**WHAT THIS TASK INVOLVES**.
The line holding "plt.rcParams['font.family'] = ['DejaVu Sans']" is the last one to output; start at the first line of the data, keep every line in between exactly, and leave out pictures.

**SUPPLIED MATERIAL**.
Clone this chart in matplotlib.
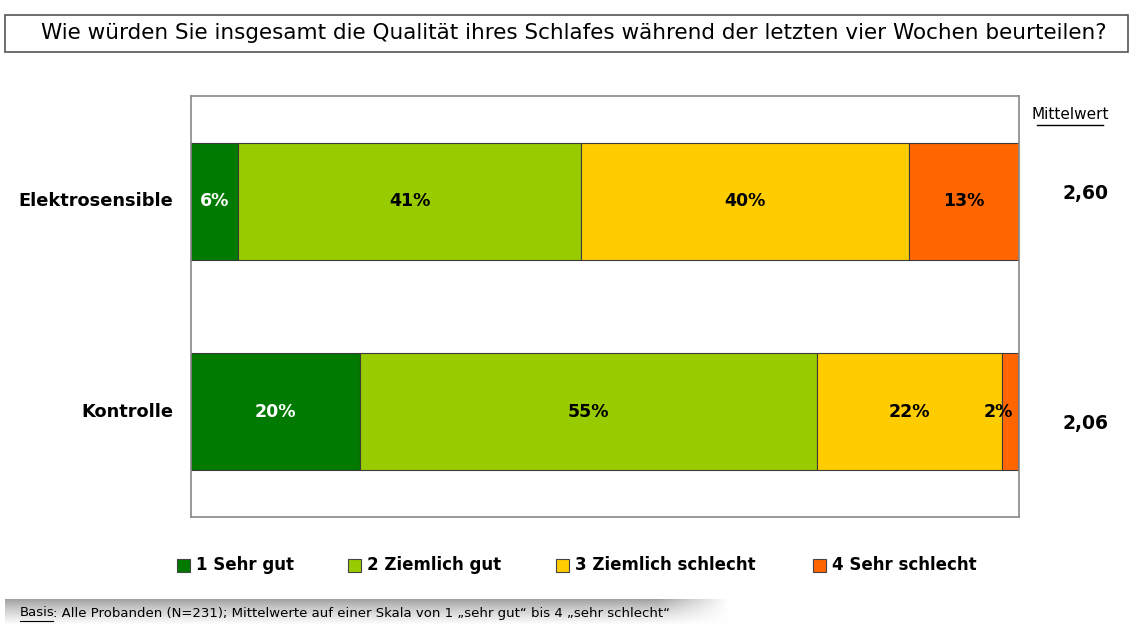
import numpy as np
import matplotlib.pyplot as plt
from matplotlib.patches import Rectangle

# data
groups = ["Elektrosensible", "Kontrolle"]
categories = ["1 Sehr gut", "2 Ziemlich gut", "3 Ziemlich schlecht", "4 Sehr schlecht"]
elektro = [5.7, 41.4, 39.6, 13.3]
kontrolle = [20.4, 55.2, 22.4, 1.9]
means = ["2,60", "2,06"]
colors = ["#007A00", "#99CC00", "#FFCC00", "#FF6600"]
label_colors = ["white", "black", "black", "black"]

title = "Wie würden Sie insgesamt die Qualität ihres Schlafes während der letzten vier Wochen beurteilen?"
footer = "Alle Probanden (N=231); Mittelwerte auf einer Skala von 1 \u201esehr gut\u201c bis 4 \u201esehr schlecht\u201c"

W, H = 1134, 625
fig = plt.figure(figsize=(W / 100, H / 100), dpi=100)
plt.rcParams['font.family'] = ['DejaVu Sans']

# plot area in pixels: left 191, right 1019, top 96, bottom 517
ax = fig.add_axes([191 / W, 1 - 517 / H, (1019 - 191) / W, (517 - 96) / H])
ax.set_xlim(0, 100)
ax.set_ylim(1.5, -0.5)

data = np.array([elektro, kontrolle])
for i, g in enumerate(groups):
    left = 0
    for j, v in enumerate(data[i]):
        ax.barh(i, v, left=left, height=0.555, color=colors[j],
                edgecolor="#3a3a3a", linewidth=0.8)
        x = left + v / 2
        if v < 3:
            x = left + v / 2 - 1.5  # tiny slice: label sits a bit to the left
        ax.text(x, i, f"{v:.0f}%", ha="center", va="center",
                fontsize=12.5, fontweight="bold", color=label_colors[j], clip_on=False)
        left += v
    ax.text(-2.1, i, g, ha="right", va="center", fontsize=12.8, fontweight="bold",
            clip_on=False)

ax.set_xticks([])
ax.set_yticks([])
for s in ax.spines.values():
    s.set_color("#888888")
    s.set_linewidth(1.2)

# Mittelwert column
fig.text(1070 / W, 1 - 115 / H, "Mittelwert", ha="center", va="center", fontsize=11)
fig.add_artist(plt.Line2D([1037 / W, 1103 / W], [1 - 125 / H, 1 - 125 / H],
                          color="black", linewidth=1))
fig.text(1085 / W, 1 - 193 / H, means[0], ha="center", va="center",
         fontsize=13.5, fontweight="bold")
fig.text(1085 / W, 1 - 423 / H, means[1], ha="center", va="center",
         fontsize=13.5, fontweight="bold")

# title box
fig.add_artist(Rectangle((5 / W, 1 - 52 / H), (1128 - 5) / W, 37 / H, transform=fig.transFigure,
                         facecolor="white", edgecolor="#555555", linewidth=1.2))
fig.text(574 / W, 1 - 33 / H, title, ha="center", va="center", fontsize=15.5)

# legend
legend_x = [177, 348, 556, 813]
for x, c, lab in zip(legend_x, colors, categories):
    fig.add_artist(Rectangle((x / W, 1 - 572 / H), 13 / W, 13 / H, transform=fig.transFigure,
                             facecolor=c, edgecolor="#444444", linewidth=0.8))
    fig.text((x + 19) / W, 1 - 565 / H, lab, ha="left", va="center",
             fontsize=12, fontweight="bold")

# footer with grey gradient bar
rows = np.linspace(0, 1, 50)[:, None]
cols = np.linspace(0, 1, 200)[None, :]
shade = 0.62 + 0.38 * rows ** 0.8
fade = np.clip((cols - 0.9) / 0.1, 0, 1)
shade = shade + (1 - shade) * fade
img = np.dstack([shade, shade, shade])
fax = fig.add_axes([5 / W, 0, 725 / W, 26 / H])
fax.imshow(img, aspect="auto", extent=[0, 1, 0, 1], origin="upper")
fax.axis("off")
fig.text(20 / W, 1 - 613 / H, "Basis", ha="left", va="center", fontsize=9.5)
fig.add_artist(plt.Line2D([20 / W, 53 / W], [1 - 621 / H, 1 - 621 / H],
                          color="black", linewidth=0.8))
fig.text(53 / W, 1 - 613 / H, ": " + footer, ha="left", va="center", fontsize=9.5)

fig.savefig("out.png", dpi=100)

**TASK OUTPUT**.
Clone this chart in matplotlib.
import numpy as np
import matplotlib.pyplot as plt
from matplotlib.patches import Rectangle

# data
groups = ["Elektrosensible", "Kontrolle"]
categories = ["1 Sehr gut", "2 Ziemlich gut", "3 Ziemlich schlecht", "4 Sehr schlecht"]
elektro = [5.7, 41.4, 39.6, 13.3]
kontrolle = [20.4, 55.2, 22.4, 1.9]
means = ["2,60", "2,06"]
colors = ["#007A00", "#99CC00", "#FFCC00", "#FF6600"]
label_colors = ["white", "black", "black", "black"]

title = "Wie würden Sie insgesamt die Qualität ihres Schlafes während der letzten vier Wochen beurteilen?"
footer = "Alle Probanden (N=231); Mittelwerte auf einer Skala von 1 \u201esehr gut\u201c bis 4 \u201esehr schlecht\u201c"

W, H = 1134, 625
fig = plt.figure(figsize=(W / 100, H / 100), dpi=100)
plt.rcParams['font.family'] = ['DejaVu Sans']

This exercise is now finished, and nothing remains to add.